Only the lines from the start of the data below through the line that contains "-4.05, -3.65]" are to be copied, exactly and without pictures.

______________________________

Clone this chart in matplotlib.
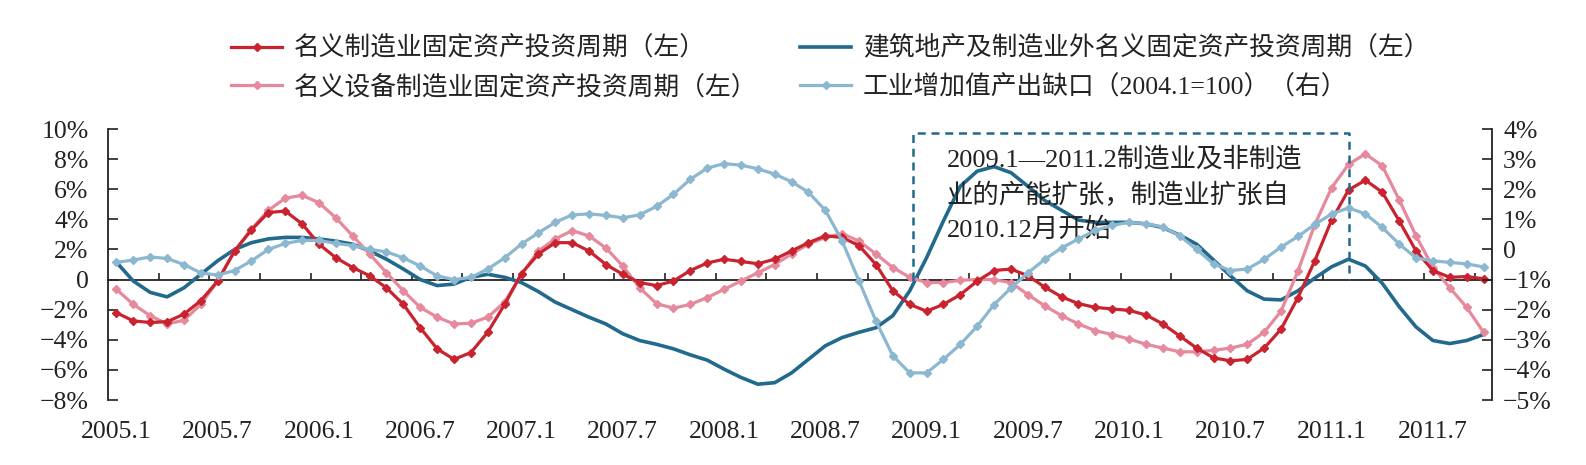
import matplotlib
matplotlib.use("Agg")
import matplotlib.pyplot as plt
from matplotlib.ticker import FixedLocator

plt.rcParams["font.family"] = ["Liberation Serif", "Noto Sans CJK SC"]
plt.rcParams["axes.unicode_minus"] = True

# ---- data: monthly, 2005.1 .. 2011.10 ----
months = list(range(82))
x_labels = ["2005.1", "2005.7", "2006.1", "2006.7", "2007.1", "2007.7", "2008.1",
            "2008.7", "2009.1", "2009.7", "2010.1", "2010.7", "2011.1", "2011.7"]
x_label_pos = list(range(0, 82, 6))
x_minor_pos = [i + 2.5 for i in range(0, 81, 3)]

# 名义制造业固定资产投资周期 (left, %)
mfg = [-2.2, -2.75, -2.85, -2.8, -2.3, -1.4, -0.1, 1.9, 3.3, 4.45,
       4.55, 3.7, 2.35, 1.45, 0.8, 0.25, -0.55, -1.65, -3.2, -4.6,
       -5.3, -4.85, -3.5, -1.65, 0.4, 1.7, 2.45, 2.45, 1.9, 1.0,
       0.35, -0.2, -0.4, -0.1, 0.6, 1.1, 1.35, 1.2, 1.05, 1.35,
       1.9, 2.45, 2.9, 2.8, 2.25, 1.0, -0.75, -1.65, -2.1, -1.65,
       -1.0, -0.1, 0.6, 0.7, 0.25, -0.5, -1.15, -1.6, -1.85, -1.95,
       -2.05, -2.35, -2.95, -3.75, -4.55, -5.2, -5.4, -5.3, -4.55, -3.3,
       -1.2, 1.25, 3.95, 5.95, 6.6, 5.8, 3.9, 1.9, 0.6, 0.15,
       0.2, 0.05]

# 建筑地产及制造业外名义固定资产投资周期 (left, %)
non_mfg = [1.15, -0.1, -0.85, -1.15, -0.55, 0.35, 1.25, 2.0, 2.45, 2.7,
           2.8, 2.8, 2.7, 2.55, 2.35, 1.9, 1.35, 0.7, 0.0, -0.4,
           -0.3, 0.15, 0.35, 0.15, -0.2, -0.8, -1.5, -2.0, -2.5, -2.95,
           -3.6, -4.05, -4.3, -4.6, -5.0, -5.35, -5.95, -6.5, -6.95, -6.85,
           -6.2, -5.3, -4.4, -3.85, -3.5, -3.2, -2.4, -0.75, 1.45, 3.9,
           6.2, 7.2, 7.5, 7.1, 6.2, 5.25, 4.6, 3.95, 3.8, 3.8,
           3.8, 3.7, 3.45, 2.95, 2.35, 1.3, 0.25, -0.75, -1.3, -1.35,
           -0.75, 0.1, 0.85, 1.35, 0.9, -0.25, -1.8, -3.15, -4.05, -4.25,
           -4.05, -3.65]

# 名义设备制造业固定资产投资周期 (left, %)
equip = [-0.65, -1.65, -2.4, -2.95, -2.7, -1.65, -0.1, 1.9, 3.35, 4.6,
         5.4, 5.6, 5.1, 4.1, 2.9, 1.7, 0.45, -0.75, -1.85, -2.5,
         -2.95, -2.9, -2.5, -1.5, 0.35, 1.9, 2.7, 3.25, 2.9, 2.1,
         0.9, -0.55, -1.6, -1.9, -1.65, -1.2, -0.65, -0.1, 0.45, 1.0,
         1.7, 2.35, 2.8, 3.05, 2.55, 1.7, 0.8, 0.15, -0.2, -0.2,
         -0.05, 0.0, 0.0, -0.2, -1.0, -1.75, -2.4, -2.95, -3.4, -3.65,
         -3.95, -4.3, -4.55, -4.8, -4.8, -4.7, -4.55, -4.3, -3.5, -2.1,
         0.55, 3.65, 6.1, 7.65, 8.35, 7.55, 5.3, 2.9, 0.8, -0.55,
         -1.85, -3.5]

# 工业增加值产出缺口 (right, %)
gap = [-0.43, -0.35, -0.25, -0.3, -0.5, -0.78, -0.85, -0.7, -0.38, 0.0,
       0.2, 0.3, 0.3, 0.2, 0.13, 0.0, -0.08, -0.28, -0.55, -0.88,
       -1.0, -0.93, -0.65, -0.28, 0.18, 0.55, 0.9, 1.15, 1.18, 1.13,
       1.05, 1.15, 1.43, 1.83, 2.33, 2.7, 2.85, 2.8, 2.68, 2.5,
       2.25, 1.9, 1.3, 0.28, -1.05, -2.38, -3.53, -4.1, -4.1, -3.65,
       -3.15, -2.55, -1.83, -1.28, -0.78, -0.33, 0.05, 0.35, 0.63, 0.8,
       0.9, 0.85, 0.75, 0.45, 0.0, -0.48, -0.7, -0.65, -0.33, 0.08,
       0.43, 0.83, 1.18, 1.38, 1.18, 0.73, 0.18, -0.28, -0.38, -0.43,
       -0.48, -0.58]

left_ticks = [-8, -6, -4, -2, 0, 2, 4, 6, 8, 10]
left_labels = ["−8%", "−6%", "−4%", "−2%", "0", "2%", "4%", "6%", "8%", "10%"]
right_ticks = [-5, -4, -3, -2, -1, 0, 1, 2, 3, 4]
right_labels = ["−5%", "−4%", "−3%", "−2%", "−1%", "0", "1%", "2%", "3%", "4%"]

labels = ["名义制造业固定资产投资周期（左）",
          "建筑地产及制造业外名义固定资产投资周期（左）",
          "名义设备制造业固定资产投资周期（左）",
          "工业增加值产出缺口（2004.1=100）（右）"]

# expansion window (month index) and note
box_start, box_end, box_top = 47.2, 73, 9.75
note = "2009.1—2011.2制造业及非制造\n业的产能扩张，制造业扩张自\n2010.12月开始"

RED = "#c8232f"
NAVY = "#22698e"
PINK = "#e6899c"
SKY = "#8bb7d1"
TXT = "#222222"

fig = plt.figure(figsize=(15.86, 4.65), dpi=100)
ax = fig.add_axes([108 / 1586, 1 - 400 / 465, 1384 / 1586, 271 / 465])
ax2 = ax.twinx()

l1, = ax.plot(months, mfg, color=RED, lw=2.3, marker="D", ms=3.8, zorder=4)
l2, = ax.plot(months, non_mfg, color=NAVY, lw=2.6, zorder=3)
l3, = ax.plot(months, equip, color=PINK, lw=2.3, marker="D", ms=3.8, zorder=3)
l4, = ax2.plot(months, gap, color=SKY, lw=2.3, marker="D", ms=3.8)

ax.set_xlim(-0.5, 81.5)
ax.set_ylim(-8, 10)
ax2.set_ylim(-5, 4)

# axes look
for s in ["top", "right"]:
    ax.spines[s].set_visible(False)
ax.spines["bottom"].set_position(("data", 0))
ax.spines["left"].set_color(TXT)
ax.spines["bottom"].set_color(TXT)
ax.spines["left"].set_linewidth(1.3)
ax.spines["bottom"].set_linewidth(1.3)
for s in ["top", "left", "bottom"]:
    ax2.spines[s].set_visible(False)
ax2.spines["right"].set_color(TXT)
ax2.spines["right"].set_linewidth(1.3)

ax.xaxis.set_major_locator(FixedLocator(x_minor_pos))
ax.tick_params(axis="x", direction="in", length=5, width=1.2, color=TXT, labelbottom=False)

ax.set_yticks(left_ticks, left_labels)
ax.tick_params(axis="y", direction="in", length=7, width=1.2, color=TXT,
               labelsize=18.5, pad=14, labelcolor=TXT)
ax2.set_yticks(right_ticks, right_labels)
ax2.tick_params(axis="y", direction="in", length=7, width=1.2, color=TXT,
                labelsize=18.5, pad=8, labelcolor=TXT)

sec = ax.secondary_xaxis("bottom")
sec.set_xticks(x_label_pos, x_labels)
sec.tick_params(length=0, labelsize=18.5, pad=15, labelcolor=TXT)
sec.spines["bottom"].set_visible(False)

# dashed expansion box + note
ax.plot([box_start, box_start, box_end, box_end], [0, box_top, box_top, 0],
        color=NAVY, lw=1.8, ls=(0, (3.2, 2.3)), zorder=5)
ax.text(49.2, 8.8, note, fontsize=19, color=TXT, va="top", ha="left",
        linespacing=1.5, zorder=6)

fig.legend([l1, l3, l2, l4], [labels[0], labels[2], labels[1], labels[3]],
           ncol=2, loc="upper left", bbox_to_anchor=(231 / 1586, 1 - 36 / 465),
           frameon=False, fontsize=18.5, handlelength=2.0, handletextpad=0.45,
           columnspacing=1.65, labelspacing=0.55, borderpad=0, borderaxespad=0,
           labelcolor=TXT)

fig.savefig("out.png", dpi=100)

______________________________

EXPECTED ANSWER:
Clone this chart in matplotlib.
import matplotlib
matplotlib.use("Agg")
import matplotlib.pyplot as plt
from matplotlib.ticker import FixedLocator

plt.rcParams["font.family"] = ["Liberation Serif", "Noto Sans CJK SC"]
plt.rcParams["axes.unicode_minus"] = True

# ---- data: monthly, 2005.1 .. 2011.10 ----
months = list(range(82))
x_labels = ["2005.1", "2005.7", "2006.1", "2006.7", "2007.1", "2007.7", "2008.1",
            "2008.7", "2009.1", "2009.7", "2010.1", "2010.7", "2011.1", "2011.7"]
x_label_pos = list(range(0, 82, 6))
x_minor_pos = [i + 2.5 for i in range(0, 81, 3)]

# 名义制造业固定资产投资周期 (left, %)
mfg = [-2.2, -2.75, -2.85, -2.8, -2.3, -1.4, -0.1, 1.9, 3.3, 4.45,
       4.55, 3.7, 2.35, 1.45, 0.8, 0.25, -0.55, -1.65, -3.2, -4.6,
       -5.3, -4.85, -3.5, -1.65, 0.4, 1.7, 2.45, 2.45, 1.9, 1.0,
       0.35, -0.2, -0.4, -0.1, 0.6, 1.1, 1.35, 1.2, 1.05, 1.35,
       1.9, 2.45, 2.9, 2.8, 2.25, 1.0, -0.75, -1.65, -2.1, -1.65,
       -1.0, -0.1, 0.6, 0.7, 0.25, -0.5, -1.15, -1.6, -1.85, -1.95,
       -2.05, -2.35, -2.95, -3.75, -4.55, -5.2, -5.4, -5.3, -4.55, -3.3,
       -1.2, 1.25, 3.95, 5.95, 6.6, 5.8, 3.9, 1.9, 0.6, 0.15,
       0.2, 0.05]

# 建筑地产及制造业外名义固定资产投资周期 (left, %)
non_mfg = [1.15, -0.1, -0.85, -1.15, -0.55, 0.35, 1.25, 2.0, 2.45, 2.7,
           2.8, 2.8, 2.7, 2.55, 2.35, 1.9, 1.35, 0.7, 0.0, -0.4,
           -0.3, 0.15, 0.35, 0.15, -0.2, -0.8, -1.5, -2.0, -2.5, -2.95,
           -3.6, -4.05, -4.3, -4.6, -5.0, -5.35, -5.95, -6.5, -6.95, -6.85,
           -6.2, -5.3, -4.4, -3.85, -3.5, -3.2, -2.4, -0.75, 1.45, 3.9,
           6.2, 7.2, 7.5, 7.1, 6.2, 5.25, 4.6, 3.95, 3.8, 3.8,
           3.8, 3.7, 3.45, 2.95, 2.35, 1.3, 0.25, -0.75, -1.3, -1.35,
           -0.75, 0.1, 0.85, 1.35, 0.9, -0.25, -1.8, -3.15, -4.05, -4.25,
           -4.05, -3.65]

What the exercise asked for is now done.